Today, as we looked at the Alte Linde, the Kaiser Lothar Linde in the Domyard in Königslutter, Mareile told us of a teacher she had there, Thelo. Before the war he was a painter. When Hitler came to power, the modernist art Thelo painted was condemned as decadent, and he was forced to quit painting.

Thelo then became a teacher. As a degradation, he was assigned the task of teaching slow children. Somehow Mareile also became his pupil. On certain Protestant holidays, she and the few other Catholic children in the school would be taught by him. Then, the whole day, he’d tell fairy tales.

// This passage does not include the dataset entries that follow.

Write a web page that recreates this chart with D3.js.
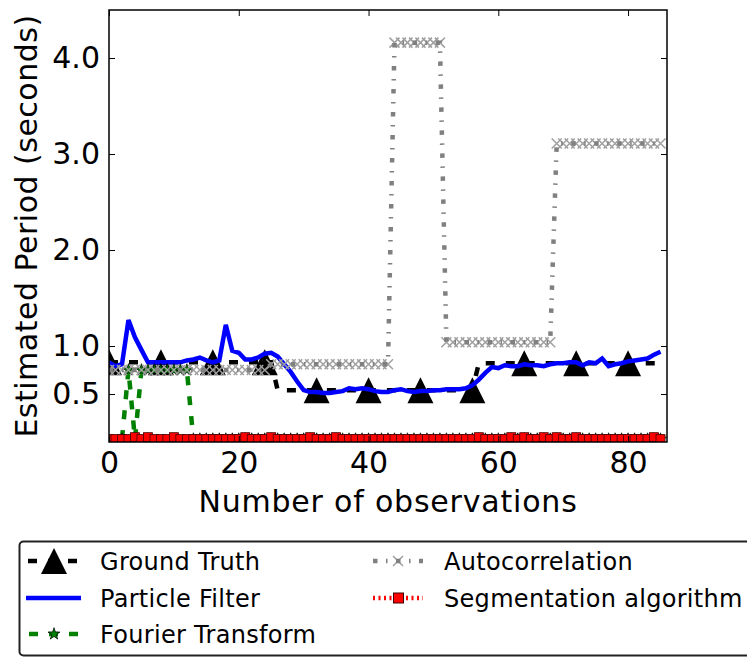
<!DOCTYPE html>
<html><head><meta charset="utf-8">
<script src="https://cdn.jsdelivr.net/npm/d3@7"></script>
<style>
body{margin:0;background:#fff}
text{font-family:"DejaVu Sans",sans-serif;fill:#000}
</style>
</head><body>
<svg id="chart" width="747" height="657"></svg>
<script>
// ---------- data ----------
const groundTruth = [
 0.83,0.83,0.83,0.83,0.83,0.83,0.83,0.83,0.83,0.83,
 0.83,0.83,0.83,0.83,0.83,0.83,0.83,0.83,0.83,0.83,
 0.83,0.83,0.83,0.83,0.83,0.83,0.54,0.54,0.54,0.54,
 0.54,0.54,0.54,0.54,0.54,0.54,0.54,0.54,0.54,0.54,
 0.54,0.54,0.54,0.54,0.54,0.54,0.54,0.54,0.54,0.54,
 0.54,0.54,0.54,0.54,0.54,0.54,0.54,0.82,0.82,0.82,
 0.82,0.82,0.82,0.82,0.82,0.82,0.82,0.82,0.82,0.82,
 0.82,0.82,0.82,0.82,0.82,0.82,0.82,0.82,0.82,0.82,
 0.82,0.82,0.82,0.82,0.82,0.82];
const particleFilter = [
 0.83,0.79,0.81,1.27,1.09,0.96,0.83,0.83,0.83,0.83,
 0.83,0.83,0.85,0.86,0.88,0.85,0.83,0.85,1.22,0.95,
 0.93,0.86,0.86,0.88,0.92,0.93,0.89,0.81,0.73,0.63,
 0.54,0.52,0.52,0.51,0.51,0.52,0.53,0.56,0.55,0.56,
 0.55,0.53,0.52,0.52,0.54,0.55,0.53,0.52,0.53,0.53,
 0.54,0.54,0.55,0.55,0.55,0.56,0.59,0.65,0.72,0.78,
 0.77,0.80,0.79,0.79,0.81,0.80,0.80,0.79,0.81,0.82,
 0.82,0.83,0.83,0.80,0.83,0.82,0.87,0.79,0.81,0.82,
 0.84,0.85,0.86,0.87,0.91,0.94];
const fourierTransform = [
 null,null,0.03,0.75,0.03,0.75,0.75,0.75,0.75,0.75,
 0.75,0.75,0.75,0.03,0.03,0.03,0.03,0.03,0.03,0.03,
 0.03,0.03,0.03,0.03,0.03,0.03,0.03,0.03,0.03,0.03,
 0.03,0.03,0.03,0.03,0.03,0.03,0.03,0.03,0.03,0.03,
 0.03,0.03,0.03,0.03,0.03,0.03,0.03,0.03,0.03,0.03,
 0.03,0.03,0.03,0.03,0.03,0.03,0.03,0.03,0.03,0.03,
 0.03,0.03,0.03,0.03,0.03,0.03,0.03,0.03,0.03,0.03,
 0.03,0.03,0.03,0.03,0.03,0.03,0.03,0.03,0.03,0.03,
 0.03,0.03,0.03,0.03,0.03,0.03];
const autocorrelation = [
 0.75,0.75,0.75,0.75,0.75,0.75,0.75,0.75,0.75,0.75,
 0.75,0.75,0.75,0.75,0.75,0.75,0.75,0.75,0.75,0.75,
 0.75,0.75,0.75,0.75,0.75,0.81,0.81,0.81,0.81,0.81,
 0.81,0.81,0.81,0.81,0.81,0.81,0.81,0.81,0.81,0.81,
 0.81,0.81,0.81,0.81,4.16,4.16,4.16,4.16,4.16,4.16,
 4.16,4.16,1.04,1.04,1.04,1.04,1.04,1.04,1.04,1.04,
 1.04,1.04,1.04,1.04,1.04,1.04,1.04,1.04,1.04,3.11,
 3.11,3.11,3.11,3.11,3.11,3.11,3.11,3.11,3.11,3.11,
 3.11,3.11,3.11,3.11,3.11,3.11];
const segmentation = [
 0.03,0.03,0.03,0.03,0.05,0.03,0.05,0.03,0.03,0.03,
 0.05,0.03,0.03,0.03,0.03,0.03,0.03,0.03,0.03,0.03,
 0.03,0.05,0.03,0.03,0.03,0.05,0.03,0.03,0.03,0.03,
 0.03,0.05,0.03,0.03,0.03,0.05,0.03,0.03,0.03,0.03,
 0.03,0.03,0.03,0.03,0.03,0.03,0.03,0.03,0.03,0.03,
 0.03,0.03,0.03,0.03,0.03,0.03,0.03,0.05,0.03,0.03,
 0.03,0.03,0.05,0.03,0.05,0.03,0.03,0.05,0.03,0.05,
 0.03,0.03,0.05,0.03,0.03,0.03,0.03,0.03,0.03,0.03,
 0.03,0.03,0.03,0.03,0.05,0.03];
const xTicks = [0,20,40,60,80];
const yTicks = [0.5,1.0,2.0,3.0,4.0];
const gtMarkerEvery = 8;
const legendLabels = ["Ground Truth","Particle Filter","Fourier Transform","Autocorrelation","Segmentation algorithm"];

// ---------- layout ----------
const L = 109, R = 667, T = 10, B = 442;
const svg = d3.select("#chart");
const x = d3.scaleLinear().domain([0,86]).range([L,R]);
const y = d3.scaleLinear().domain([0,4.5]).range([B,T]);

svg.append("defs").append("clipPath").attr("id","plotclip")
  .append("rect").attr("x",L).attr("y",T).attr("width",R-L).attr("height",B-T);

const plot = svg.append("g").attr("clip-path","url(#plotclip)");
const pts = arr => arr.map((v,i)=>({i,v}));
const line = d3.line().defined(d=>d.v!=null).x(d=>x(d.i)).y(d=>y(d.v));

const triPath = "M0,-13L13,13L-13,13Z";
const xPath = "M-5,-5L5,5M-5,5L5,-5";
const starPath = d3.symbol(d3.symbolStar, 45)();

const styles = {
  gt:{stroke:"#000", width:4.5, dash:"9,11"},
  pf:{stroke:"#0000ff", width:4.5, dash:null},
  ft:{stroke:"#008000", width:4.5, dash:"9,11"},
  ac:{stroke:"#808080", width:4.5, dash:"4.5,8.5,1.5,8.5"},
  sg:{stroke:"#ff0000", width:4.5, dash:"2,3.5"}
};
function drawLine(g, data, s){
  g.append("path").attr("d",line(pts(data))).attr("fill","none")
    .attr("stroke",s.stroke).attr("stroke-width",s.width)
    .attr("stroke-dasharray",s.dash);
}

// Ground truth
drawLine(plot, groundTruth, styles.gt);
plot.selectAll(".tri").data(pts(groundTruth).filter(d=>d.i%gtMarkerEvery===0)).enter()
  .append("path").attr("d",triPath).attr("fill","#000")
  .attr("transform",d=>`translate(${x(d.i)},${y(d.v)})`);
// Particle filter
drawLine(plot, particleFilter, styles.pf);
// Fourier
drawLine(plot, fourierTransform, styles.ft);
plot.selectAll(".star").data(pts(fourierTransform).filter(d=>d.v!=null)).enter()
  .append("path").attr("d",starPath).attr("fill","#008000").attr("stroke","#000").attr("stroke-width",0.7)
  .attr("transform",d=>`translate(${x(d.i)},${y(d.v)})`);
// Autocorrelation
plot.selectAll(".xm").data(pts(autocorrelation)).enter()
  .append("path").attr("d",xPath).attr("stroke","#a0a0a0").attr("stroke-width",1.5).attr("fill","none")
  .attr("transform",d=>`translate(${x(d.i)},${y(d.v)})`);
drawLine(plot, autocorrelation, styles.ac);
// Segmentation
drawLine(plot, segmentation, styles.sg);
plot.selectAll(".sq").data(pts(segmentation)).enter()
  .append("rect").attr("x",d=>x(d.i)-4.5).attr("y",d=>y(d.v)-4.5).attr("width",9).attr("height",9)
  .attr("fill","#ff0000").attr("stroke","#400000").attr("stroke-width",0.8);

// ---------- axes ----------
const axB = svg.append("g").attr("transform",`translate(0,${B})`)
  .call(d3.axisBottom(x).tickValues(xTicks).tickFormat(d3.format("d")).tickSizeInner(-6).tickSizeOuter(0).tickPadding(10));
const axT = svg.append("g").attr("transform",`translate(0,${T})`)
  .call(d3.axisTop(x).tickValues(xTicks).tickFormat("").tickSizeInner(-6).tickSizeOuter(0));
const axL = svg.append("g").attr("transform",`translate(${L},0)`)
  .call(d3.axisLeft(y).tickValues(yTicks).tickFormat(d3.format(".1f")).tickSizeInner(-6).tickSizeOuter(0).tickPadding(9));
const axR = svg.append("g").attr("transform",`translate(${R},0)`)
  .call(d3.axisRight(y).tickValues(yTicks).tickFormat("").tickSizeInner(-6).tickSizeOuter(0));
[axB,axT,axL,axR].forEach(a=>{
  a.select(".domain").remove();
  a.selectAll(".tick line").attr("stroke","#000").attr("stroke-width",1);
  a.selectAll("text").attr("font-size",30).attr("font-family","DejaVu Sans").attr("fill","#000");
});
svg.append("rect").attr("x",L).attr("y",T).attr("width",R-L).attr("height",B-T)
  .attr("fill","none").attr("stroke","#000").attr("stroke-width",1.5);

svg.append("text").attr("x",(L+R)/2).attr("y",512).attr("text-anchor","middle")
  .attr("font-size",30).attr("letter-spacing",0.8).text("Number of observations");
svg.append("text").attr("transform",`translate(37,${(T+B)/2}) rotate(-90)`).attr("text-anchor","middle")
  .attr("font-size",30).attr("letter-spacing",0.5).text("Estimated Period (seconds)");

// ---------- legend ----------
const lg = svg.append("g");
lg.append("rect").attr("x",19.5).attr("y",541.5).attr("width",760).attr("height",114)
  .attr("rx",4).attr("fill","#fff").attr("stroke","#222").attr("stroke-width",2);
const rows = [561,598,634];
function lgLine(x0,x1,yy,s){
  lg.append("line").attr("x1",x0).attr("x2",x1).attr("y1",yy).attr("y2",yy)
    .attr("stroke",s.stroke).attr("stroke-width",s.width).attr("stroke-dasharray",s.dash);
}
// col 1
lgLine(28,80,rows[0],styles.gt);
lg.append("path").attr("d",triPath).attr("fill","#000").attr("transform",`translate(54,${rows[0]})`);
lgLine(26,81,rows[1],styles.pf);
lgLine(29,80,rows[2],styles.ft);
lg.append("path").attr("d",starPath).attr("fill","#008000").attr("stroke","#000").attr("stroke-width",0.7)
  .attr("transform",`translate(54,${rows[2]})`);
// col 2
lg.append("path").attr("d",xPath).attr("stroke","#a0a0a0").attr("stroke-width",1.5).attr("transform",`translate(398,${rows[0]})`);
lgLine(373,423,rows[0],styles.ac);
lgLine(373,423,rows[1],styles.sg);
lg.append("rect").attr("x",393.5).attr("y",rows[1]-5).attr("width",10).attr("height",10)
  .attr("fill","#ff0000").attr("stroke","#400000").attr("stroke-width",1);
const lpos = [[100,rows[0]],[100,rows[1]],[100,rows[2]],[444,rows[0]],[444,rows[1]]];
legendLabels.forEach((t,i)=>{
  lg.append("text").attr("x",lpos[i][0]).attr("y",lpos[i][1]+9).attr("font-size",24)
    .attr("letter-spacing",0.3).text(t);
});
</script>
</body></html>
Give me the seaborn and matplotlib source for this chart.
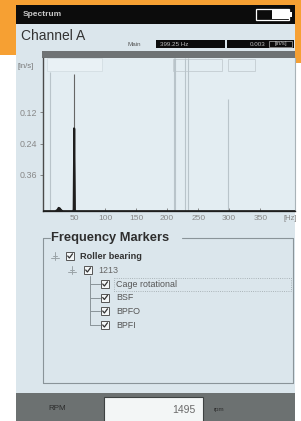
import matplotlib
matplotlib.use("Agg")
import matplotlib.pyplot as plt
import seaborn as sns
import pandas as pd
from matplotlib.patches import Rectangle

sns.set_theme(style="white")
plt.rcParams['font.family'] = ['Liberation Sans', 'DejaVu Sans']

# ---------------- data ----------------
freq_hz = [0, 20, 23, 25, 27, 29, 32, 48, 49, 50, 51, 52, 406]
level = [0.50, 0.50, 0.495, 0.487, 0.489, 0.496, 0.50, 0.50, 0.495, 0.18, 0.495, 0.50, 0.50]
marker_hz = [11, 50, 211, 212, 229, 234, 298]
marker_top = [-0.035, -0.03, -0.09, -0.09, -0.09, -0.09, 0.067]
x_ticks = [50, 100, 150, 200, 250, 300, 350]
y_ticks = [0.12, 0.24, 0.36]
y_tick_labels = ["0.12", "0.24", "0.36"]
tree_items = ["Cage rotational", "BSF", "BPFO", "BPFI"]
cursor_freq = "399.25 Hz"
cursor_value = "0.003"
rpm_value = "1495"

W, H = 301, 421
fig = plt.figure(figsize=(W / 100, H / 100), dpi=100)
fig.patch.set_facecolor("white")

ov = fig.add_axes([0, 0, 1, 1])
ov.set_xlim(0, W)
ov.set_ylim(H, 0)
ov.axis("off")
ov.set_zorder(0)

def rect(x0, y0, x1, y1, fc, ec="none", lw=0, z=1, ls="-"):
    ov.add_patch(Rectangle((x0, y0), x1 - x0, y1 - y0, facecolor=fc,
                           edgecolor=ec, linewidth=lw, zorder=z, linestyle=ls))

ORANGE = "#f6a033"
BG = "#dbe6ec"
# orange backdrop
rect(0, 0, W, 55, ORANGE, z=0)
rect(290, 0, W, 63, ORANGE, z=0)
# screen
rect(16, 5, 295, H, BG, z=1)
# title bar
rect(16, 5, 295, 24, "#0c0c0c", z=2)
ov.text(23, 14.5, "Spectrum", color="#c8c8c8", fontsize=6, fontweight="bold",
        va="center", ha="left", zorder=3)
# battery
rect(256, 9, 289, 20, "#0c0c0c", ec="white", lw=0.9, z=3)
rect(272, 10, 289, 19, "white", z=4)
rect(289, 12, 292, 17, "white", z=4)

# header
ov.text(21, 36, "Channel A", color="#333333", fontsize=10, va="center",
        ha="left", zorder=3)
ov.text(128, 44, "Main", color="#555", fontsize=4.5, va="center", zorder=3)
rect(156, 40, 225, 48, "#0c0c0c", z=3)
rect(227, 40, 294, 48, "#0c0c0c", z=3)
ov.text(160, 44, cursor_freq, color="#bbb", fontsize=4.5, va="center", zorder=4)
ov.text(266, 44, cursor_value, color="#bbb", fontsize=4.5, va="center",
        ha="right", zorder=4)
rect(269, 41, 292, 47, "#0c0c0c", ec="#999", lw=0.6, z=4)
ov.text(280.5, 44, "[in/s]", color="#bbb", fontsize=4.2, va="center",
        ha="center", zorder=5)

# dark band above plot
rect(42, 51, 295, 58, "#6f7375", z=3)
ov.text(17, 67, "[in/s]", color="#777", fontsize=5.5, va="center", zorder=3)

# ---------------- spectrum plot ----------------
ax = fig.add_axes([43 / W, 1 - 211 / H, (295 - 43) / W, (211 - 58) / H])
ax.set_zorder(2)
ax.set_facecolor("#e3edf2")
ax.set_xlim(0, 406)
ax.set_ylim(0.50, -0.09)

# pale header boxes inside plot
ax.add_patch(Rectangle((7, -0.09), 88, 0.052, facecolor="#e9f1f5",
                       edgecolor="#d0dadf", lw=0.5, zorder=1))
for x0, w in [(210, 79), (298, 44)]:
    ax.add_patch(Rectangle((x0, -0.086), w, 0.048, facecolor="none",
                           edgecolor="#c3ccd1", lw=0.6, zorder=1))

mcolors = ["#b9c4ca", "#666", "#b9c4ca", "#b9c4ca", "#b9c4ca", "#b9c4ca", "#b9c4ca"]
for f, t, c in zip(marker_hz, marker_top, mcolors):
    ax.vlines(f, t, 0.50, color=c, lw=0.8, zorder=2)

spec = pd.DataFrame({"freq": freq_hz, "level": level})
sns.lineplot(data=spec, x="freq", y="level", ax=ax, color="#1e1e1e",
             lw=1.1, sort=False, zorder=3)
ax.fill_between(freq_hz, level, 0.50, color="#1e1e1e", zorder=3)

ax.set_xticks(x_ticks)
ax.set_xticklabels([str(v) for v in x_ticks])
ax.set_yticks(y_ticks)
ax.set_yticklabels(y_tick_labels)
ax.set_xlabel("")
ax.set_ylabel("")
ax.tick_params(axis="x", direction="in", length=2, width=0.6, color="#777",
               labelsize=6, labelcolor="#888", pad=3, bottom=True)
ax.tick_params(axis="y", direction="out", length=2, width=0.6, color="#777",
               labelsize=6.4, labelcolor="#888", pad=2.5, left=True)
for s in ["left", "bottom"]:
    ax.spines[s].set_color("#4a4a4a")
    ax.spines[s].set_linewidth(1.0)
ax.spines["right"].set_color("#a9b3b8")
ax.spines["right"].set_linewidth(0.8)
ax.spines["top"].set_visible(False)
ov.text(284, 218, "[Hz]", color="#888", fontsize=5.5, va="center", ha="left",
        zorder=3)

# ---------------- frequency markers panel ----------------
GB = "#8a9499"
ov.plot([43, 43], [238, 383], color=GB, lw=0.8, zorder=3)
ov.plot([43, 293], [383, 383], color=GB, lw=0.8, zorder=3)
ov.plot([293, 293], [238, 383], color=GB, lw=0.8, zorder=3)
ov.plot([43, 50], [238, 238], color=GB, lw=0.8, zorder=3)
ov.plot([182, 293], [238, 238], color=GB, lw=0.8, zorder=3)
ov.text(51, 238, "Frequency Markers", color="#2e2e2e", fontsize=9.3,
        fontweight="bold", va="center", ha="left", zorder=3)

def checkbox(cx, cy):
    rect(cx - 4, cy - 4, cx + 4, cy + 4, "#f4f7f8", ec="#555", lw=0.7, z=4)
    ov.plot([cx - 2.3, cx - 0.6, cx + 2.5], [cy, cy + 2, cy - 2.2],
            color="#333", lw=0.9, zorder=5)

def collapse_icon(cx, cy):
    ov.plot([cx - 4, cx + 4], [cy + 1, cy + 1], color="#9aa3a7", lw=0.7, zorder=4)
    ov.plot([cx - 2, cx + 2], [cy - 1, cy - 1], color="#9aa3a7", lw=0.7, zorder=4)
    ov.plot([cx, cx], [cy - 5, cy + 3], color="#9aa3a7", lw=0.7, zorder=4)

collapse_icon(55, 257)
checkbox(70, 256)
ov.text(80, 256.5, "Roller bearing", color="#333", fontsize=6.6,
        fontweight="bold", va="center", zorder=4)
collapse_icon(72, 271)
checkbox(88, 270)
ov.text(98, 270.5, "1213", color="#666", fontsize=6.4, va="center", zorder=4)

child_y = [284, 297.5, 311, 325]
ov.plot([90, 90], [276, child_y[-1]], color="#8a9499", lw=0.7, zorder=3)
for yy, label in zip(child_y, tree_items):
    ov.plot([90, 100], [yy, yy], color="#8a9499", lw=0.7, zorder=3)
    checkbox(105, yy)
    ov.text(116, yy + 0.5, label, color="#555", fontsize=6.4, va="center",
            zorder=4)
rect(114, 277.5, 291, 291, "none", ec="#9aa3a7", lw=0.6, z=4, ls=":")

# ---------------- bottom bar ----------------
rect(16, 393, 295, H, "#6c7171", z=3)
ov.text(48, 408, "RPM", color="#2c2c2c", fontsize=5.8, va="center", zorder=4)
rect(104, 397, 203, H + 2, "#f3f6f6", ec="#3e4242", lw=0.8, z=4)
ov.text(195, 410, rpm_value, color="#6a6a6a", fontsize=7.5, va="center",
        ha="right", zorder=5)
ov.text(214, 410, "rpm", color="#2c2c2c", fontsize=4.5, va="center", zorder=4)

fig.savefig("out.png", dpi=100)
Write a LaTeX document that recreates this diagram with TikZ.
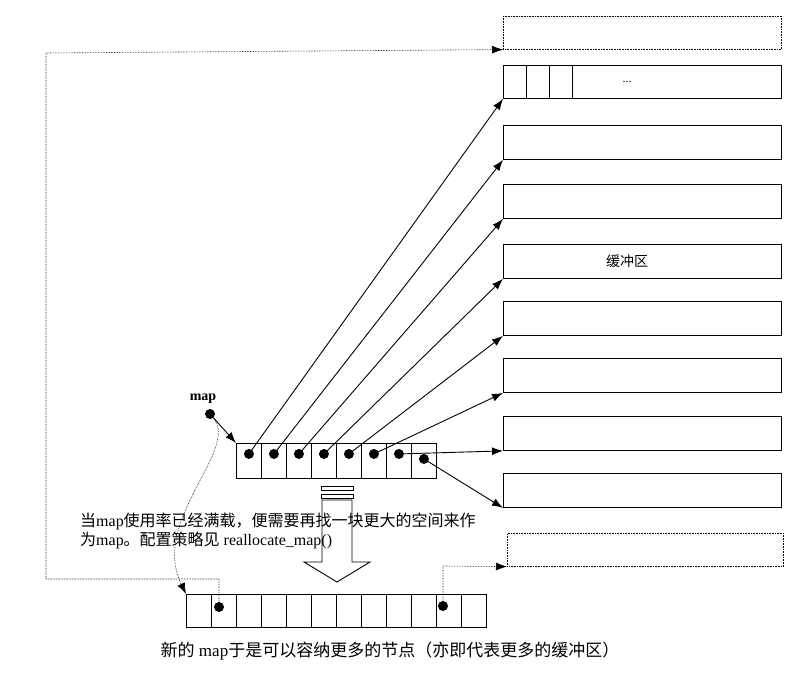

People in Könighlutter said that Thelo was odd. His windows had no curtains. He was a Quaker. Years later, after she had married and Thelo was an old man, Mariele drove with her children to see him. He had resumed painting, and she wanted to buy a picture of his. Not having much money, she chose the smallest one. When she found it was only 50 DM, she wished she had chosen a larger one.

(Mariele just showed it to us. It’s a configuration of squares, red, purple, yellow, orange, against a black background. There are a few gold squares as well. Mareile said it reminds her of Klee; it did me, too.)

The Dom in Königslutter was interesting, and made more interesting than it might have been by Mareile. It’s Romanesque, a very pure Romanesque, with an astonishing cloister, whose pillars twist and turn with every manner of design. Along the way, the side capitals are also ornately detailed. At either end are figures holding up capitals and looking full-face at the viewer. Mareile said it’s unknown if they’re reference to the God Wotan, or the carver himself. By legend, they’re carved by a master and his apprentice.

On an outer wall of the church was a wonderful hunter’s frieze, in which men—from either side—set dogs on animals. One side shows a rabbit being pursued, caught, carried on a pole by the hunter. Then all of a sudden, the reversal: the hunter’s on the ground, the hare’s tying him up hand and foot, atop him.

I asked Mareile if the frieze was simply a whimsical thing, or meant to speak some symbolic lesson. She said the latter. I thought of poor pursued nature avenging itself on its pursuers. A guidebook I’ve just consulted says it’s a memento mori message.

The linden, too, was fabulous—older than the church, it’s thought, and gnarled and virtually hollow inside, with iron bars to protect its hollow areas, and concrete to fill some of them. One low limb is held up by a kind of red metal pillar.

Mareile told us that, on certain occasions, the school would bring the children to the tree, to form a ring about it and dance in honor of the ancient Kaiser—a vestige of the Maibaum in these Protestant lands?